Goal:
Note each line of the listing that contains the string "this", and copy it.

========================

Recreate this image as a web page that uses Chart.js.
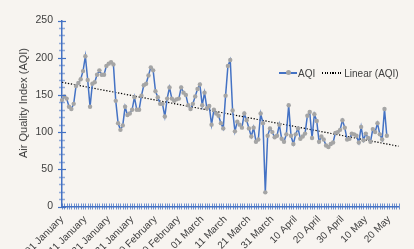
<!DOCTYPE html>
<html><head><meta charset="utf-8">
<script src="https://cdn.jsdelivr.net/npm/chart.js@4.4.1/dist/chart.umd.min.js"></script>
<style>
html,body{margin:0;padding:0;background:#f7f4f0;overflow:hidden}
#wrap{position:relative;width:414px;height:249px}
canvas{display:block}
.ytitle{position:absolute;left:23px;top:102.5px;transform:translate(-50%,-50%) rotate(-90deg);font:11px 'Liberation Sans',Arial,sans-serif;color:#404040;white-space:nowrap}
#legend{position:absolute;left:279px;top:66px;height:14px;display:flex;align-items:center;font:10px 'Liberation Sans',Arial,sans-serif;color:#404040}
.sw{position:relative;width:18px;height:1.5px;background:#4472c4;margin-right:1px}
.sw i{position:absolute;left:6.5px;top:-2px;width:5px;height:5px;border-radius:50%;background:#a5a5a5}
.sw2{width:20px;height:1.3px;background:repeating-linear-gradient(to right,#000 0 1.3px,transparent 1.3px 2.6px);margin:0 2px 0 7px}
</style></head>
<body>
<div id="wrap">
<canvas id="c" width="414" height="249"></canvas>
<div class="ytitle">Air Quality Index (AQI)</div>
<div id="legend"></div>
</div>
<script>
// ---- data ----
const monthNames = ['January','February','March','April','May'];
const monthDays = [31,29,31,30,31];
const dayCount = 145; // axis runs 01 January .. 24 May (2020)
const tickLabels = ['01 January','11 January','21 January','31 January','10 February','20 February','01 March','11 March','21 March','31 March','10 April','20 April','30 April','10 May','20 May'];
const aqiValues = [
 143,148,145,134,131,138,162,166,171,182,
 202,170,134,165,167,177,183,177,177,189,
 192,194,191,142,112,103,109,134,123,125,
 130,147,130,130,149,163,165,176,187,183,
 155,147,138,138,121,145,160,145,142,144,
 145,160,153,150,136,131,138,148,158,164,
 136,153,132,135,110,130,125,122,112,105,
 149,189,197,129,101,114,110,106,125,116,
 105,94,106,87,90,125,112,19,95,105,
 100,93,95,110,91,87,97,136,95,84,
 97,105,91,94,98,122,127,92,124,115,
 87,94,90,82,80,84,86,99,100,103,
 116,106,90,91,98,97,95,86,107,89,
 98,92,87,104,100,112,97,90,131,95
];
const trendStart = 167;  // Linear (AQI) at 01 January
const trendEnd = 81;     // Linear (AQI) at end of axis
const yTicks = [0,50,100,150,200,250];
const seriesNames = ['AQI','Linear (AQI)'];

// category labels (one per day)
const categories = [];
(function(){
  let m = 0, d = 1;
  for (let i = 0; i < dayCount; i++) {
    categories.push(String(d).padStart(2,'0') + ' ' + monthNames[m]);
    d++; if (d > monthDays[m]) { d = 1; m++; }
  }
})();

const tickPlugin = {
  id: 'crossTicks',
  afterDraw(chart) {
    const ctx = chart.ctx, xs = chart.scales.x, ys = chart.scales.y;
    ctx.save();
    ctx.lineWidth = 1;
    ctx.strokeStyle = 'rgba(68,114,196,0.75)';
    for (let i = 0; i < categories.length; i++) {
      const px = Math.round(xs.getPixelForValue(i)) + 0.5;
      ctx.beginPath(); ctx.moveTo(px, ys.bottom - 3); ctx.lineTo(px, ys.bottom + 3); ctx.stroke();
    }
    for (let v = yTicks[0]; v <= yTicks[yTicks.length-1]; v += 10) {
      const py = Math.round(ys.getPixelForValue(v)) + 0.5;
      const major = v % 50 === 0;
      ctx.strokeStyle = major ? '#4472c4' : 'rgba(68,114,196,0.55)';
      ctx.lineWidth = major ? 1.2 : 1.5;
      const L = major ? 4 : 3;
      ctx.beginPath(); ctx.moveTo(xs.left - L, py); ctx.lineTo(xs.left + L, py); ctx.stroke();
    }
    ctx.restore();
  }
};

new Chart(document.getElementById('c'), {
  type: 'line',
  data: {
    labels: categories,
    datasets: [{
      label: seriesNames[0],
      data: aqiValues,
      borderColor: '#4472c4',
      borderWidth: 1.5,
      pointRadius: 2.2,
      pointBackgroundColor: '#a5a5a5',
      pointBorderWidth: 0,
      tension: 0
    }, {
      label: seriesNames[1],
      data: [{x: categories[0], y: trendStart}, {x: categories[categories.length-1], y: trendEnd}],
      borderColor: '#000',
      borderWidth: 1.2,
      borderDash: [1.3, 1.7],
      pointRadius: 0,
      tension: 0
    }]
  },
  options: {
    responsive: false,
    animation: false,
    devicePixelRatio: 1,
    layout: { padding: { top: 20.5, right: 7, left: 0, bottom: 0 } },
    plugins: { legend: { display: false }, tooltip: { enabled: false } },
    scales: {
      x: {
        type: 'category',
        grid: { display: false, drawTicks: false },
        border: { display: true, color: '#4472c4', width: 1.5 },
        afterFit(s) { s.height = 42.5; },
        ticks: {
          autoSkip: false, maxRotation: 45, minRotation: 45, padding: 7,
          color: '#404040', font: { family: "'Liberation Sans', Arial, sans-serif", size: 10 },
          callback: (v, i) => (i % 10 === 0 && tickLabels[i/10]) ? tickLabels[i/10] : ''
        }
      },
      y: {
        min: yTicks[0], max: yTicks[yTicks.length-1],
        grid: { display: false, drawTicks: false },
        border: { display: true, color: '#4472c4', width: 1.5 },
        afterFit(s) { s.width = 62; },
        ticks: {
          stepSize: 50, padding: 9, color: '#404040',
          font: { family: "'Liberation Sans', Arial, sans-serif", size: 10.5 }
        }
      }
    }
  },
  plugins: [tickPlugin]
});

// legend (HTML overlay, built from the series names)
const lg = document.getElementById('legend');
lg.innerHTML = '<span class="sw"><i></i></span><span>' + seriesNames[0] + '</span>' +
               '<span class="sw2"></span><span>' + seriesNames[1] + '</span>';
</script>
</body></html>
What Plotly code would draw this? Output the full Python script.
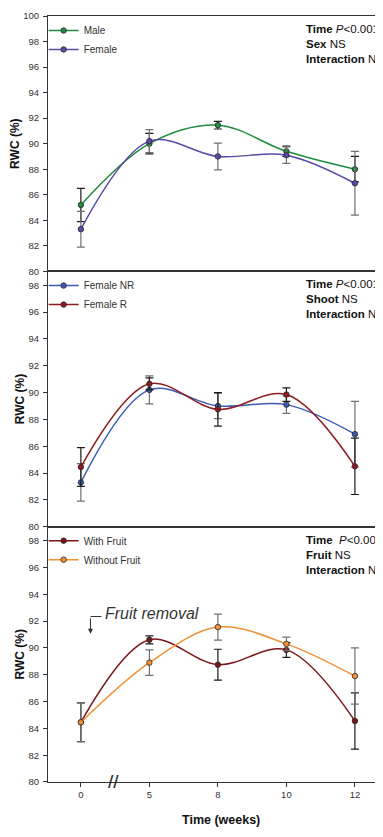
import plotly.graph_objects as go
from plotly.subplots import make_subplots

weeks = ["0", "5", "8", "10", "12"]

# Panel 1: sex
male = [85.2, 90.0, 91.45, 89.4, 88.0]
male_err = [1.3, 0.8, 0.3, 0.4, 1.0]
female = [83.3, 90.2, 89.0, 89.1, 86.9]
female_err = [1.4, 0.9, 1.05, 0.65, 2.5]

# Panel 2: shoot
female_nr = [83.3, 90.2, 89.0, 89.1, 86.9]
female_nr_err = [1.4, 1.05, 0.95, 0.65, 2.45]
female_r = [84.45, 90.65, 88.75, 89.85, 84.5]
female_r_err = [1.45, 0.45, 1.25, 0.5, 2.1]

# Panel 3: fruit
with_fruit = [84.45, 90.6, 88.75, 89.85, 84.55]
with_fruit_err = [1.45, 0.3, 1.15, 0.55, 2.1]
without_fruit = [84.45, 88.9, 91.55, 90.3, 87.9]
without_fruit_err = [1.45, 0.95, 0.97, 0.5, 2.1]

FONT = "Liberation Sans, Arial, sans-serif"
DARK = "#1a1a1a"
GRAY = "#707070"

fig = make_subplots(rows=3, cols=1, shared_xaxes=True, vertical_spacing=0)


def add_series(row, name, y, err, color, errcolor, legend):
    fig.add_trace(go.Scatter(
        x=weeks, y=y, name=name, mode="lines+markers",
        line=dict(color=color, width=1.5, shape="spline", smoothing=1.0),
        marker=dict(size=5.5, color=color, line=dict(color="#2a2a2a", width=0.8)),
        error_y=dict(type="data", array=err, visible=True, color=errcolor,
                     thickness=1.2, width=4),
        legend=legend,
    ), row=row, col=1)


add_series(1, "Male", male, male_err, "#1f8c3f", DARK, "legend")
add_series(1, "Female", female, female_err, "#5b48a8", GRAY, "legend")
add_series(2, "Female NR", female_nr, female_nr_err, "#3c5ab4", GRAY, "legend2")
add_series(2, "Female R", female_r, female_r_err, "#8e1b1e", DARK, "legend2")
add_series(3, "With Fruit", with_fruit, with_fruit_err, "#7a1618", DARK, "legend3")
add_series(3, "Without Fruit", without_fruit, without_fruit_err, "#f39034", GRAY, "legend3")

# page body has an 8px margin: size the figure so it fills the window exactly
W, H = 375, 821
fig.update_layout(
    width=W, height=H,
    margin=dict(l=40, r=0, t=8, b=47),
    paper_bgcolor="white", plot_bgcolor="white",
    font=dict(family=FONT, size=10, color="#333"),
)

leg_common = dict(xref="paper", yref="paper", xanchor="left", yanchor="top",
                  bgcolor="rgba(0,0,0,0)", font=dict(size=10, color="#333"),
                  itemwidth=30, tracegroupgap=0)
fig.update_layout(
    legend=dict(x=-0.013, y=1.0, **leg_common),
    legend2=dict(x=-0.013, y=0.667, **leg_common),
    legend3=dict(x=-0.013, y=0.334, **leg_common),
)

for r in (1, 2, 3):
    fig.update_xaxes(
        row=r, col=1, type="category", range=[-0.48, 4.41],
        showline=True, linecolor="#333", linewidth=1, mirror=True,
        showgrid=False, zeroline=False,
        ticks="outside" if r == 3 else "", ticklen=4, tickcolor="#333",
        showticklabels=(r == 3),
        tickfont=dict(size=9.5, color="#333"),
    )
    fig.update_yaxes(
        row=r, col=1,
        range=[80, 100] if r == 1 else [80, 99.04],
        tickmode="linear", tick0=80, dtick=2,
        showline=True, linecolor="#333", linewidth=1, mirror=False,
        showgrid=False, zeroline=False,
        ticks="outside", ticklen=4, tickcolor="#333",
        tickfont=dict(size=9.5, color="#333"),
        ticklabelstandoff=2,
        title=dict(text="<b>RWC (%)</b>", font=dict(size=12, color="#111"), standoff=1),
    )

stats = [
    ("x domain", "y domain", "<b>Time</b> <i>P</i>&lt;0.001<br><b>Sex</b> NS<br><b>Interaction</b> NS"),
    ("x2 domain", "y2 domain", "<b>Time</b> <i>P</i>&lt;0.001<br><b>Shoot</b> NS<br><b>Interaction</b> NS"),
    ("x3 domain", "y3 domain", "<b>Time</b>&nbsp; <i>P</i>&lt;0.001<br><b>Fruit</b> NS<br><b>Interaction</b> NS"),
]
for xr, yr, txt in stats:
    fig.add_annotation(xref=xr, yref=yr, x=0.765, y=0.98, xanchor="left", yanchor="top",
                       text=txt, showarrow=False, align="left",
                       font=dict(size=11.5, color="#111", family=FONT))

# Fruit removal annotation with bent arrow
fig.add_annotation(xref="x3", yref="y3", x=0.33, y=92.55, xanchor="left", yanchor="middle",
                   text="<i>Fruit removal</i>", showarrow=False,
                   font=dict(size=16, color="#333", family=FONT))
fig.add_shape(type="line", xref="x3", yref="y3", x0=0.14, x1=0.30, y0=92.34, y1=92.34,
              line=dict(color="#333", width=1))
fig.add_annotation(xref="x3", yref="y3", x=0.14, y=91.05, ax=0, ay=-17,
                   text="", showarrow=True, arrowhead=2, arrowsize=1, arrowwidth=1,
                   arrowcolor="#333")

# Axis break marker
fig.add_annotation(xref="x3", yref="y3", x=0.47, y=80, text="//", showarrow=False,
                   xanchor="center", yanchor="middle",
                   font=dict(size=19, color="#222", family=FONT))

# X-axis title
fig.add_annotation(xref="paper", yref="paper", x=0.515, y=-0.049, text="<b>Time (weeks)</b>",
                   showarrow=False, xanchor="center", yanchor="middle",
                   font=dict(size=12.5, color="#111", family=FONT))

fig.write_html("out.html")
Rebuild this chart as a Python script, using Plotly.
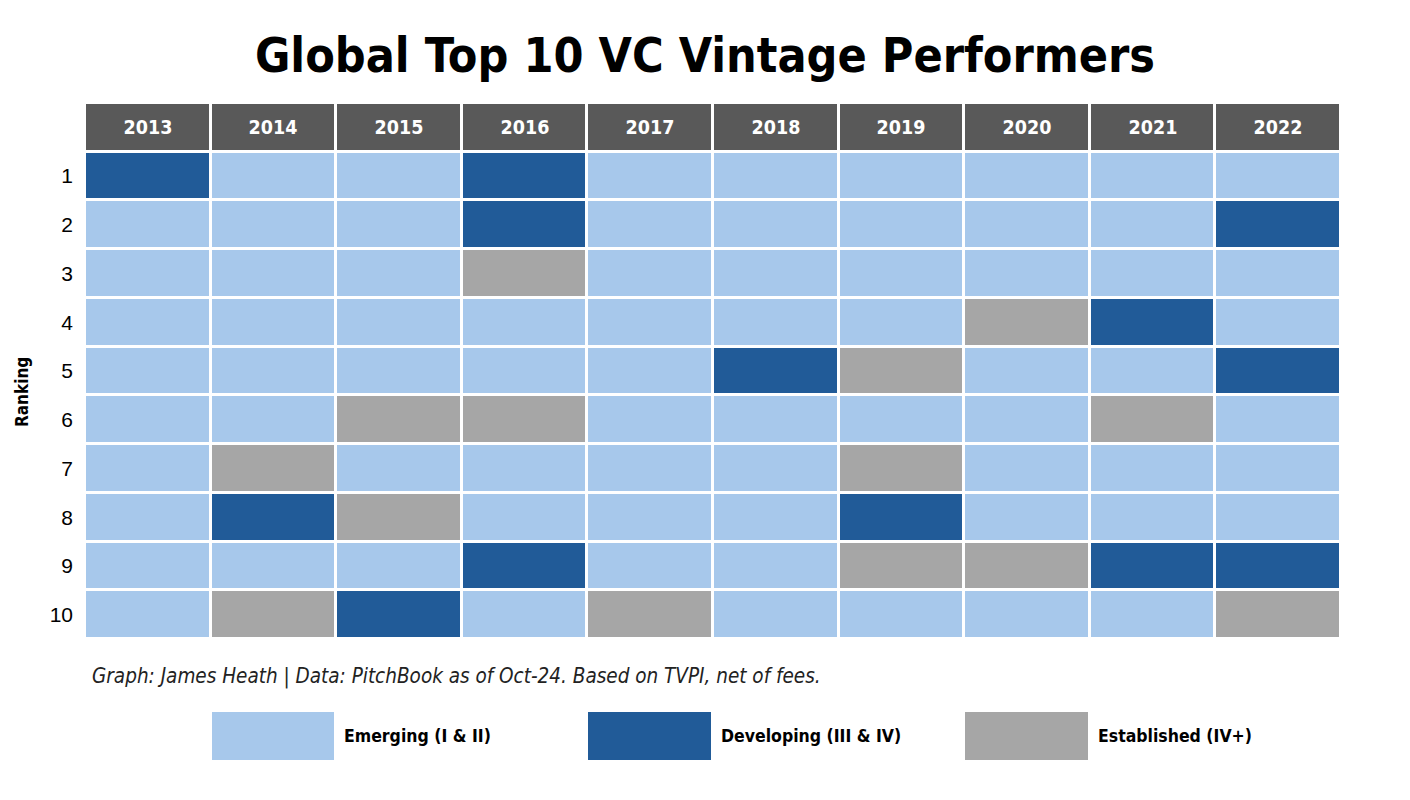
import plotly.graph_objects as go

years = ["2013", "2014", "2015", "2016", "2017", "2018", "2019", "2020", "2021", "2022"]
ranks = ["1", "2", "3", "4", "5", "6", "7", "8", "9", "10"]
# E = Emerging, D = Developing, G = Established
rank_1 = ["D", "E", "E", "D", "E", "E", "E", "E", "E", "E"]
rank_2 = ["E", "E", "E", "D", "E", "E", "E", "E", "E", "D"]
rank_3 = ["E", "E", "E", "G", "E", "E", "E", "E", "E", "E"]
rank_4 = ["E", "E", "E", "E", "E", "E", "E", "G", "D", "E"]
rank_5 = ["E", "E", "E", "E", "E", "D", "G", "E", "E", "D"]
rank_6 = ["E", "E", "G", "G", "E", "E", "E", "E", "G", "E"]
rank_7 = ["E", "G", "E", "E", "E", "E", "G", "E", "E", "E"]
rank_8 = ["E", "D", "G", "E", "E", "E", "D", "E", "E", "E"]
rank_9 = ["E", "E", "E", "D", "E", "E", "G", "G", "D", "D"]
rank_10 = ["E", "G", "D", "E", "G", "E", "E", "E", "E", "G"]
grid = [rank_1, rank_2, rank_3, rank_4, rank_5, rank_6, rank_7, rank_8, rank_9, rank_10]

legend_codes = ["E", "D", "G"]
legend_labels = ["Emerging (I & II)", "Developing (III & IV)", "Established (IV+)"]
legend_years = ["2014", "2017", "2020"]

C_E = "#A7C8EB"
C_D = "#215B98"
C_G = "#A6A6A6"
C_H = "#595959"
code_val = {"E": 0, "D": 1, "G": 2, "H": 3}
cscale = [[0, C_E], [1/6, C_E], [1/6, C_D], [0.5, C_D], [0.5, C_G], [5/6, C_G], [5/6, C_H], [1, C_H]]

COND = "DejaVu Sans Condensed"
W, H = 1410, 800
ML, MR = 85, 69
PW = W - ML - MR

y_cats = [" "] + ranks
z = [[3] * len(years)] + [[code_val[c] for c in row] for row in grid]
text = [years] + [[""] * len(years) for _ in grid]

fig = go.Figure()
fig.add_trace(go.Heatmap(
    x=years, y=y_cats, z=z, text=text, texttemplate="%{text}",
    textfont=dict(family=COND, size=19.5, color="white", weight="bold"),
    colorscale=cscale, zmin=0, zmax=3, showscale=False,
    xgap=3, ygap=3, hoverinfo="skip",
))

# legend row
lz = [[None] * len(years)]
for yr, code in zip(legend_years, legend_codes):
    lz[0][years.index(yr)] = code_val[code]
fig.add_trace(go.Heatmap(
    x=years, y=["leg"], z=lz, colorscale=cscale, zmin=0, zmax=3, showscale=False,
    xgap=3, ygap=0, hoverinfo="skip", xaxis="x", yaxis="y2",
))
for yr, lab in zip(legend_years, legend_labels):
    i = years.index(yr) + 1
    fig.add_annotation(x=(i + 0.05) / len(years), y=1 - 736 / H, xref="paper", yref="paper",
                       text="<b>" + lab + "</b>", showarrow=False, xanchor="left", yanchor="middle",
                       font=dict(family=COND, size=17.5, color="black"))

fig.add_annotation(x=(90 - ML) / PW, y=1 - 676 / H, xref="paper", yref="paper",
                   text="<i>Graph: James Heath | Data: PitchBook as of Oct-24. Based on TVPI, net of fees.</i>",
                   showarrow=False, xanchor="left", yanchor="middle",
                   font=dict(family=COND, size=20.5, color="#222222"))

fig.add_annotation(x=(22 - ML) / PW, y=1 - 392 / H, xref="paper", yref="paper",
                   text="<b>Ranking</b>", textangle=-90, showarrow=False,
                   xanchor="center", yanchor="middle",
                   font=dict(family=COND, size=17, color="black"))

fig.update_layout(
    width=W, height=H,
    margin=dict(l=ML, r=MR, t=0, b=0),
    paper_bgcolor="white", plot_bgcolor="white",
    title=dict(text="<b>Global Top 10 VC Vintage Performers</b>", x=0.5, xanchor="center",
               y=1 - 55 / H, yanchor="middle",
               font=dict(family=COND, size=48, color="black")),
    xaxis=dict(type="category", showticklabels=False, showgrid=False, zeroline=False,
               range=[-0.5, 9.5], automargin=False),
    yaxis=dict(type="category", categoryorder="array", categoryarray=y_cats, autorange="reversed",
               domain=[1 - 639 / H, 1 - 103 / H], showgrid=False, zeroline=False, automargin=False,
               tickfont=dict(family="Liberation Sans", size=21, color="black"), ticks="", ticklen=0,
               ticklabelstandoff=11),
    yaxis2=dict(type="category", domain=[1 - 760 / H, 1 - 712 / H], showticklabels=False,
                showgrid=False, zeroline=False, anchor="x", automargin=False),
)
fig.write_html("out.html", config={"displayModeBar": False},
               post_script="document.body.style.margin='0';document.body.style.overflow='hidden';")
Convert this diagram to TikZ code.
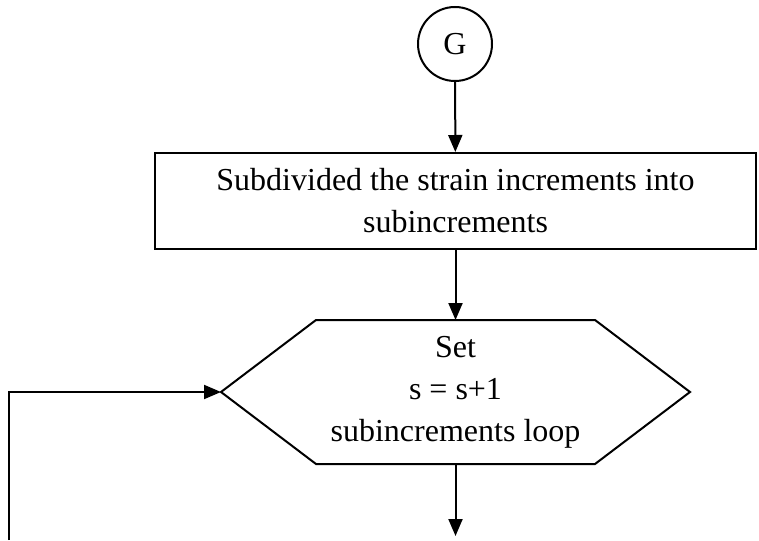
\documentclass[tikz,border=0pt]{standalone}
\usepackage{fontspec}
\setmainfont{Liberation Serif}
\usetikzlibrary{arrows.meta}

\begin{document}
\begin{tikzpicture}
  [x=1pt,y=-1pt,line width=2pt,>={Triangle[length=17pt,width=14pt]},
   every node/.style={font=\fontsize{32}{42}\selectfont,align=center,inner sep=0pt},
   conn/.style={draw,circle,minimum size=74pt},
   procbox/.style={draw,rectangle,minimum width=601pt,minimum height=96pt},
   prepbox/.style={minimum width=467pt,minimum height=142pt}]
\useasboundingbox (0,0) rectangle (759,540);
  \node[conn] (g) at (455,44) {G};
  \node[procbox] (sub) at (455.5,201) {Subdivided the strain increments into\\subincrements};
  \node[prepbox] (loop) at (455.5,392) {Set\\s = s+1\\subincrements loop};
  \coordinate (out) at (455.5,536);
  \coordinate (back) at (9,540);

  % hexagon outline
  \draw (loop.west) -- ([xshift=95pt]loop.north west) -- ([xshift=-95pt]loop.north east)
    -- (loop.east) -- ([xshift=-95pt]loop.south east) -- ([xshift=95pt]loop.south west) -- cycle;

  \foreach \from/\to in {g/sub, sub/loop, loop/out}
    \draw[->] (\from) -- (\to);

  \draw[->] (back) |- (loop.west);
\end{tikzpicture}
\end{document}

========================

Expected answer:
Recreate this image as a web page that uses Chart.js.
What Plotly code would draw this? Output the full Python script.
Rebuild this chart as a Python script, using Plotly.
Convert this diagram to TikZ code.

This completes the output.